Symptomatic treatment

  • Medication to reduce fever
  • Cough medication

Home remedies

  • Rest
  • Drinking warm fluids (chicken soup, tea)
  • Humidifying the air in the room (makes breathing easier)
  • Drinking water

Hospital treatment (in serious cases)

  • Intravenous antibiotics
  • Oxygen therapy (recommended as a supportive care measure in the situation that the blood oxygen levels are low)
  • Clearing the bronchioles of the secretions (improved breathing)
  • The hospital admission is more recommended in patients who are older in age, with rapid breathing and a drop in the blood pressure
  • It is also indicated in those who present confusion or delirium, not to mention those who require breathing assistance.

Prognosis

In the situation that there are no complications and that the patient follows the exact treatment prescribed by the doctor, the symptoms of bronchopneumonia should disappear somewhere between 4 and 6 weeks. Severe infections might take longer to heal, especially if the patient is a child or an elderly person. The pre-existing conditions can delay the healing period, as well as a compromised immune system. Even though one will start to feel better after three or four days since the beginning of the treatment, it is important to complete it as advised. Otherwise, the bacteria can develop resistance to the antibiotics and return, causing a more serious form of bronchopneumonia.

Complications

These are the complications that can occur in patients diagnosed with bronchopneumonia:

  • Pleural effusion
  • Emphysema
  • Lung abscess
  • Peripheral thrombophlebitis
  • Respiratory failure
  • Congestive heart failure

Prevention

The easiest way to prevent bronchopneumonia is through vaccination. At the moment, there are vaccines available against a wide range of bacterial and viral organisms, such as: bordetella pertussis, chickenpox, bacillus anthracis, diphtheria, haemophilus influenza, streptococcus pneumonia, rubella, measles, and adenoviruses.

The annual flu shot is the best way to prevent pneumonia caused by viral organisms. The vaccines are especially recommended for small children and also for the older population. For children, the vaccines have an additional purpose and that is to protect them against community-acquired infections (kindergarten, school).

There are also simple measures that can be taken in order to protect yourself from a potential infection. You should wash the hands on a regular basis, using antibacterial soap. Smoking and alcohol abuse should be avoided, as they can reduce the strength of the immune system.

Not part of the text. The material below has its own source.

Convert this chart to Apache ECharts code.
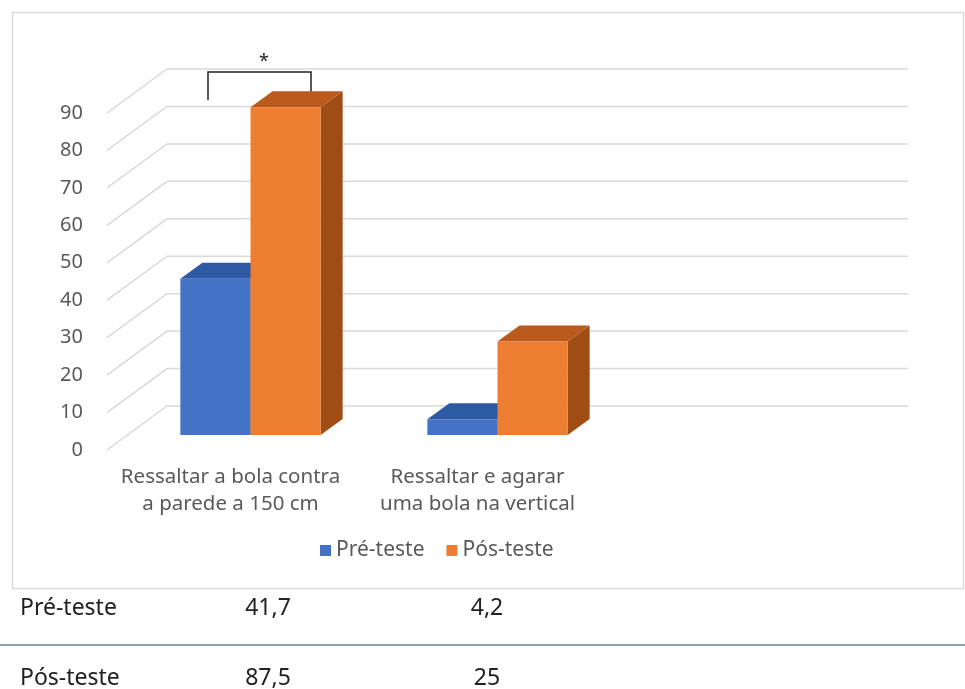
<!DOCTYPE html>
<html>
<head>
<meta charset="utf-8">
<script src="https://cdn.jsdelivr.net/npm/echarts@6/dist/echarts.min.js"></script>
<style>
html, body { margin: 0; padding: 0; background: #fff; }
#chart { width: 965px; height: 689px; }
</style>
</head>
<body>
<div id="chart"></div>
<script>
// dados
const categories = ['Ressaltar a bola contra\na parede a 150 cm', 'Ressaltar e agarar\numa bola na vertical', ''];
const seriesNames = ['Pré-teste', 'Pós-teste'];
const preTeste = [41.7, 4.2];
const posTeste = [87.5, 25];
const yTicks = [0, 10, 20, 30, 40, 50, 60, 70, 80, 90];

// aparência 3D
const wallDepth = [60, -44];
const barShift = [20, -15];
const barDepth = [22, -16];
const font = "'Noto Sans', 'Open Sans', sans-serif";

const palette = [
    {front: '#4472C4', top: '#2E5AA3', side: '#2B4F8E'},
    {front: '#ED7D31', top: '#BA5A1C', side: '#A04C15'}
];

function barRenderer(idx) {
    const colors = palette[idx];
    return function (params, api) {
        const cat = api.value(0);
        const val = api.value(1);
        const base = api.coord([cat, 0]);
        const top = api.coord([cat, val]);
        const band = api.size([1, 0])[0];
        const w = band * 0.284;
        const x0 = base[0] + barShift[0] + (idx === 0 ? -w : 0);
        const x1 = x0 + w;
        const yb = base[1] + barShift[1];
        const yt = top[1] + barShift[1];
        const dx = barDepth[0], dy = barDepth[1];
        return {
            type: 'group',
            children: [
                {type: 'polygon', shape: {points: [[x1, yb], [x1 + dx, yb + dy], [x1 + dx, yt + dy], [x1, yt]]}, style: {fill: colors.side}},
                {type: 'polygon', shape: {points: [[x0, yt], [x0 + dx, yt + dy], [x1 + dx, yt + dy], [x1, yt]]}, style: {fill: colors.top}},
                {type: 'rect', shape: {x: x0, y: yt, width: w, height: yb - yt}, style: {fill: colors.front}}
            ]
        };
    };
}

function wallRenderer(params, api) {
    const p = api.coord([0, api.value(1)]);
    const cs = params.coordSys;
    const xl = cs.x, xr = cs.x + cs.width, y = p[1];
    return {
        type: 'polyline',
        shape: {points: [[xl, y], [xl + wallDepth[0], y + wallDepth[1]], [xr + wallDepth[0], y + wallDepth[1]]]},
        style: {stroke: '#d9d9d9', lineWidth: 1.5, fill: null}
    };
}

// tabela abaixo do gráfico
const fmt = v => String(v).replace('.', ',');
const tableRows = [[seriesNames[0], preTeste], [seriesNames[1], posTeste]];
const rowY = [608, 678];
const colX = [268, 487];
const tableText = [];
tableRows.forEach((row, r) => {
    tableText.push({type: 'text', x: 20, y: rowY[r],
        style: {text: row[0], font: '23px ' + font, fill: '#222', textVerticalAlign: 'middle'}});
    row[1].forEach((v, c) => {
        tableText.push({type: 'text', x: colX[c], y: rowY[r],
            style: {text: fmt(v), font: '23px ' + font, fill: '#222', textAlign: 'center', textVerticalAlign: 'middle'}});
    });
});

const myChart = echarts.init(document.getElementById('chart'));
const option = {
    animation: false,
    backgroundColor: '#fff',
    textStyle: {fontFamily: font},
    grid: {left: 107, right: 117, top: 113, bottom: 239},
    legend: {
        data: seriesNames,
        left: 315, top: 535,
        icon: 'rect', itemWidth: 11, itemHeight: 11, itemGap: 22, itemTextGap: 7,
        textStyle: {fontSize: 21, color: '#595959', fontFamily: font}
    },
    xAxis: {
        type: 'category',
        data: categories,
        axisLine: {show: false},
        axisTick: {show: false},
        axisLabel: {interval: 0, fontSize: 20.5, lineHeight: 27, margin: 14, color: '#595959'}
    },
    yAxis: {
        type: 'value',
        min: 0, max: 90, interval: 10,
        axisLine: {show: false},
        axisTick: {show: false},
        splitLine: {show: false},
        axisLabel: {fontSize: 20, margin: 24, color: '#595959'}
    },
    series: [
        {
            type: 'custom', name: 'wall', silent: true, z: 1,
            renderItem: wallRenderer,
            data: yTicks.map(v => [0, v])
        },
        {
            type: 'custom', name: seriesNames[0], z: 2,
            itemStyle: {color: palette[0].front},
            renderItem: barRenderer(0),
            data: preTeste.map((v, i) => [i, v])
        },
        {
            type: 'custom', name: seriesNames[1], z: 3,
            itemStyle: {color: palette[1].front},
            renderItem: barRenderer(1),
            data: posTeste.map((v, i) => [i, v])
        }
    ],
    graphic: [
        {type: 'rect', shape: {x: 12.5, y: 12.5, width: 951, height: 576}, style: {fill: null, stroke: '#d9d9d9', lineWidth: 1.5}, z: -1},
        {type: 'polyline', shape: {points: [[208, 100], [208, 72], [311, 72], [311, 100]]}, style: {stroke: '#222', lineWidth: 1.5, fill: null}},
        {type: 'text', x: 264, y: 62, style: {text: '*', font: '18px ' + font, fill: '#222', textAlign: 'center', textVerticalAlign: 'middle'}},
        {type: 'line', shape: {x1: 0, y1: 645, x2: 965, y2: 645}, style: {stroke: '#8C9DB5', lineWidth: 2}}
    ].concat(tableText)
};
myChart.setOption(option);
window.addEventListener('resize', function () {
    myChart.resize();
});
</script>
</body>
</html>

Avoiding contact with sick individuals is a good measure of prevention as well. Apart from that, you can build a strong immune system by taking good care of yourself – you need to maintain a healthy diet (with fresh fruits and vegetables), exercise and get plenty of rest. Getting enough hours of sleep is essential, as this is one of the main factors that contribute to a strong immune system.

In conclusion, this is a serious medical problem and it should be treated as such. Both children and the elderly should be taken to the doctor as soon as the symptoms of pneumonia become obvious, as they present a serious risk for complications (including those that are potentially life-threatening). Hospitalization remains a must for anyone who experiences difficulties breathing, suffering at the same time from confusion or delirium. The admission to the hospital is also recommended for those who suffer from other health problems – the supportive care measures that are offered within the hospital setting can reduce the risk for complications and guarantee the best road to a full recovery.